Trinta e três milhões de brasileiros passam fome no país — um aumento de 14 milhões em relação ao contingente de 19 milhões estimado em 2020. O trágico retrocesso foi constatado pelo Segundo Inquérito Nacional sobre Insegurança Alimentar no Contexto da Pandemia da Covid-19, produzido pela Rede Brasileira de Pesquisa em Soberania e Segurança Alimentar e Nutricional (Rede Penssan), divulgado ontem pela Oxfam, organização não governamental. Os dados foram coletados entre novembro de 2021 e abril último, nos perímetros urbano e rural, em todas as cinco regiões do país.
De acordo com o estudo, na média nacional, três em cada 10 famílias, diariamente, enfrentam a incerteza quanto ao acesso a alimentos. O Nordeste ocupa a primeira posição, com 33% da população em situação de insegurança alimentar, seguido pelas regiões Norte, onde essa chaga afeta 28% das pessoas, e o Sudeste, com 16%. O drama tem menor impacto no Centro-Oeste (16%) e no Sul (12%).
Em 2014, o Brasil comemorou a sua exclusão do Mapa Mundial da Fome, produzido pela Organização das Nações Unidas para a Alimentação e a Agricultura (FAO). Mas a tendência de erradicação da miséria no país não durou muito. A crise econômica, considerada uma das mais profundas do país, entre 2015 e 2016, interrompeu o avanço. Em 2017, as organizações da sociedade civil identificaram a necessidade de reorganizar o Natal sem Fome, inspiradas no legado do então sociólogo Herbert José de Sousa, o Betinho, ativista dos direitos humanos, que concebeu o projeto Ação da Cidadania contra a Fome, a Miséria e pela Vida.
O Conselho Nacional de Segurança Alimentar e Nutricional (Consea), criado em 1994, foi extinto em janeiro de 2019. O colegiado, com participação paritária entre representantes da sociedade civil e governo federal, orientava as políticas voltadas ao combate à fome e à miséria, em nível nacional. Em seu lugar, ficou um vácuo. Em consequência, não ocorreu nenhum planejamento para dar sequência ao enfrentamento da fome.
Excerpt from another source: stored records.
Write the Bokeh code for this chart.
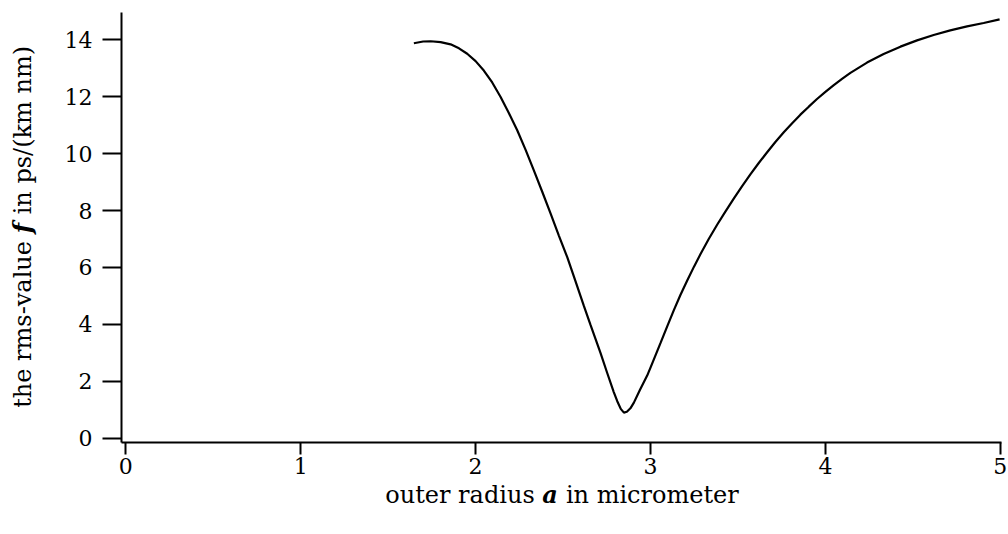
from bokeh.plotting import figure
from bokeh.models import Range1d, FixedTicker, Label
from bokeh.embed import file_html
from bokeh.resources import INLINE

# outer radius a (micrometer) and rms-value f (ps/(km nm))
radius = [1.647, 1.70, 1.743, 1.80, 1.857, 1.905, 1.952, 2.0, 2.047, 2.095,
          2.143, 2.19, 2.238, 2.286, 2.333, 2.381, 2.429, 2.476, 2.524, 2.571,
          2.619, 2.657, 2.714, 2.752, 2.79, 2.81, 2.83, 2.848, 2.865, 2.885,
          2.905, 2.94, 2.981, 3.0, 3.057, 3.095, 3.133, 3.171, 3.21, 3.248,
          3.286, 3.333, 3.381, 3.429, 3.476, 3.524, 3.571, 3.619, 3.667, 3.714,
          3.762, 3.81, 3.857, 3.905, 3.952, 4.0, 4.048, 4.095, 4.143, 4.238,
          4.333, 4.429, 4.524, 4.619, 4.714, 4.81, 4.905, 4.996]
rms = [13.88, 13.94, 13.95, 13.92, 13.84, 13.70, 13.51, 13.25, 12.92, 12.50,
       11.99, 11.43, 10.82, 10.13, 9.41, 8.66, 7.89, 7.12, 6.36, 5.52,
       4.65, 3.98, 3.0, 2.3, 1.62, 1.3, 1.03, 0.9, 0.93, 1.05,
       1.25, 1.7, 2.2, 2.48, 3.34, 3.92, 4.49, 5.03, 5.54, 6.02,
       6.47, 7.0, 7.5, 7.97, 8.42, 8.86, 9.27, 9.67, 10.05, 10.41,
       10.75, 11.07, 11.37, 11.65, 11.92, 12.17, 12.41, 12.63, 12.84, 13.2,
       13.5, 13.76, 13.98, 14.17, 14.33, 14.47, 14.59, 14.72]

x_ticks = [0, 1, 2, 3, 4, 5]
y_ticks = [0, 2, 4, 6, 8, 10, 12, 14]

x_title = ["outer radius", "a", "in micrometer"]
y_title = ["the rms-value", "f", "in ps/(km nm)"]

FONT = "DejaVu Serif"

# the frame covers the whole canvas; the axes sit at fixed data locations
p = figure(width=1008, height=534, output_backend="svg", toolbar_location=None,
           x_range=Range1d(-0.71641, 5.04689), y_range=Range1d(-3.38405, 15.38110),
           min_border=0, min_border_left=0, min_border_right=0,
           min_border_top=0, min_border_bottom=0)
p.outline_line_color = None
p.grid.visible = False
p.background_fill_color = "white"
p.border_fill_color = "white"

X_AX_AT = -0.1511   # y value where the x axis is drawn
Y_AX_AT = -0.0246   # x value where the y axis is drawn

xa = p.xaxis[0]
ya = p.yaxis[0]
xa.fixed_location = X_AX_AT
ya.fixed_location = Y_AX_AT
xa.bounds = (Y_AX_AT, 5.0069)
ya.bounds = (X_AX_AT, 14.970)

for ax, ticks in ((xa, x_ticks), (ya, y_ticks)):
    ax.ticker = FixedTicker(ticks=ticks)
    ax.minor_tick_line_color = None
    ax.major_tick_in = 0
    ax.major_tick_line_width = 2
    ax.major_tick_line_color = "black"
    ax.axis_line_width = 2
    ax.axis_line_color = "black"
    ax.major_label_text_font = FONT
    ax.major_label_text_font_size = "22px"
    ax.major_label_text_color = "black"

xa.major_tick_out = 12
ya.major_tick_out = 19
xa.major_label_standoff = 4
ya.major_label_standoff = 10

p.line(radius, rms, line_color="black", line_width=2.2)

# axis titles in three pieces (middle one bold italic)
kw = dict(text_font=FONT, text_color="black", text_baseline="alphabetic")
XT_Y = -1.98
p.add_layout(Label(x=2.3379, y=XT_Y, text=x_title[0], text_align="right",
                   text_font_size="24px", **kw))
p.add_layout(Label(x=2.3814, y=XT_Y, text=x_title[1], text_align="left",
                   text_font_size="24px", text_font_style="bold italic", **kw))
p.add_layout(Label(x=2.5163, y=XT_Y, text=x_title[2], text_align="left",
                   text_font_size="24px", **kw))

YT_X = -0.5906
rot = dict(angle=90, angle_units="deg", text_font_size="24px")
p.add_layout(Label(x=YT_X, y=6.9289, text=y_title[0], text_align="right", **rot, **kw))
p.add_layout(Label(x=YT_X, y=7.2030, text=y_title[1], text_align="left",
                   text_font_style="bold italic", **rot, **kw))
p.add_layout(Label(x=YT_X, y=7.8663, text=y_title[2], text_align="left", **rot, **kw))

open("out.html", "w").write(file_html(p, INLINE))
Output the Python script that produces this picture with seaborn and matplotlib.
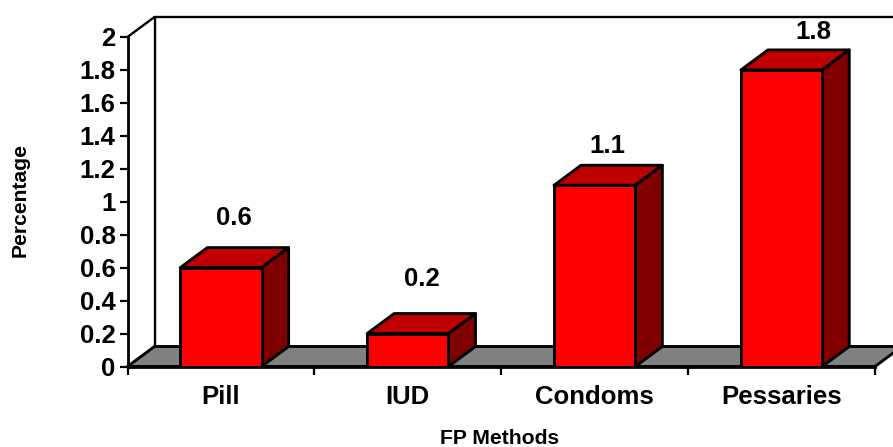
import matplotlib
matplotlib.use('Agg')
import matplotlib.pyplot as plt
import seaborn as sns
import pandas as pd
from matplotlib.patches import Polygon
from matplotlib.transforms import Affine2D

methods = ['Pill', 'IUD', 'Condoms', 'Pessaries']
percent = [0.6, 0.2, 1.1, 1.8]
y_ticks = [0, 0.2, 0.4, 0.6, 0.8, 1, 1.2, 1.4, 1.6, 1.8, 2]
y_labels = ['0', '0.2', '0.4', '0.6', '0.8', '1', '1.2', '1.4', '1.6', '1.8', '2']
# value labels were hand placed in the original, pixels from the bar's top centre
label_dx = [13, 14, 13, 32]
label_dy = [50, 55, 39, 38]

sns.set_theme(style='white')
plt.rcParams['font.family'] = ['Liberation Sans', 'DejaVu Sans']

W, H = 893, 447
fig = plt.figure(figsize=(W / 100, H / 100), dpi=100)
ax = fig.add_axes([127.5 / W, (H - 366.5) / H, 747.5 / W, 329.5 / H])

df = pd.DataFrame({'method': methods, 'percent': percent})
sns.barplot(data=df, x='method', y='percent', color='#ff0000', saturation=1,
            width=0.435, edgecolor='black', linewidth=2.1, ax=ax, zorder=5)
ax.set_xlim(-0.5, 3.5)
ax.set_ylim(0, 2)

# fake 3d depth, in pixels
dx, dy = 27, 20
depth = Affine2D().translate(dx, dy)


def face(pts, color, z):
    ax.add_patch(Polygon(pts, closed=True, facecolor=color, edgecolor='black', linewidth=2.1,
                         joinstyle='round', transform=ax.transData, clip_on=False, zorder=z))


def shifted(x, y):
    # data position moved back by the depth offset
    px = ax.transData.transform((x, y))
    return ax.transData.inverted().transform(depth.transform(px))


# floor and back wall
x0, x1 = ax.get_xlim()
floor = [(x0, 0), (x1, 0), tuple(shifted(x1, 0)), tuple(shifted(x0, 0))]
face(floor, '#808080', 1)
ax.plot([shifted(x0, 0)[0]] * 2, [shifted(x0, 0)[1], shifted(x0, 2)[1]], color='black', lw=1.7,
        clip_on=False, zorder=1)
ax.plot([x0, shifted(x0, 2)[0]], [2, shifted(x0, 2)[1]], color='black', lw=1.7, clip_on=False, zorder=1)
ax.plot([shifted(x0, 2)[0], shifted(x1, 2)[0]], [shifted(x0, 2)[1]] * 2, color='black', lw=1.7,
        clip_on=False, zorder=1)

# bar tops and sides
for bar, val, lx, ly in zip(ax.patches, percent, label_dx, label_dy):
    left, right = bar.get_x(), bar.get_x() + bar.get_width()
    face([(left, val), (right, val), tuple(shifted(right, val)), tuple(shifted(left, val))], '#c00000', 3)
    face([(right, 0), (right, val), tuple(shifted(right, val)), tuple(shifted(right, 0))], '#800000', 3)
    ax.annotate(str(val), (bar.get_x() + bar.get_width() / 2, val), xytext=(lx, ly),
                textcoords='offset pixels', ha='center', va='center', fontsize=18.5, fontweight='bold',
                color='black', zorder=6, annotation_clip=False)

for s in ['top', 'right']:
    ax.spines[s].set_visible(False)
for s in ['left', 'bottom']:
    ax.spines[s].set_linewidth(2)
    ax.spines[s].set_color('black')
    ax.spines[s].set_zorder(7)

ax.set_yticks(y_ticks)
ax.set_yticklabels(y_labels, fontsize=18.5, fontweight='bold')
ax.set_xticks([-0.5, 0.5, 1.5, 2.5, 3.5])
ax.set_xticklabels([])
ax.set_xticks([0, 1, 2, 3], minor=True)
ax.set_xticklabels(methods, minor=True, fontsize=18.5, fontweight='bold')
ax.tick_params(axis='y', which='major', left=True, length=5.5, width=1.6, color='black', pad=3, labelcolor='black')
ax.tick_params(axis='x', which='major', bottom=True, length=5.5, width=1.6, color='black')
ax.tick_params(axis='x', which='minor', bottom=False, pad=9, labelcolor='black')
ax.set_xlabel('')
ax.set_ylabel('')

fig.text(500 / W, 1 - 439 / H, 'FP Methods', ha='center', va='center', fontsize=15.2, fontweight='bold', color='black')
fig.text(20 / W, 1 - 200 / H, 'Percentage', rotation=90, ha='center', va='center', fontsize=15.2,
         fontweight='bold', color='black')

fig.savefig('out.png', dpi=100, facecolor='white')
A crise sanitária provocada pela covid-19 agravou drasticamente a situação, trazendo de volta as muitas mazelas sociais e econômicas, resultantes da ausência de políticas públicas eficazes para erradicá-las. Com a redução das atividades produtivas, entre 2020 e 2021, o desemprego aumentou, a renda per capita e familiar foi reduzida, e a fome e a miséria explodiram, chegando ao índice recorde, identificado pela Rede Penssan.
As medidas compensatórias, como o Auxílio Emergencial, aliviaram a crise, mas sequer passaram próximas de uma solução duradoura, assim como o Auxílio Brasil, com duração prevista até dezembro próximo, está longe de garantir a superação dos danos dessa calamidade. Para tornar pior o que era muito ruim, a inflação voltou a crescer e não consegue ser contida, apesar de todos os esforços do Banco Central. Resultado: o poder de compra das famílias está em queda vertiginosa, prejudicando, sobretudo, a aquisição de alimentos.
Vencer a batalha contra a fome e a miséria é um dos muitos desafios do atual e do próximo governo. A calamidade exige do Estado medidas urgentes contra o que pode ser considerado um descalabro. Em um país exaltado pela sua vocação de produzir alimentos, grande parte exportada para alimentar outros povos, revela-se inconcebível que quase um quarto da população se encontre em situação famélica.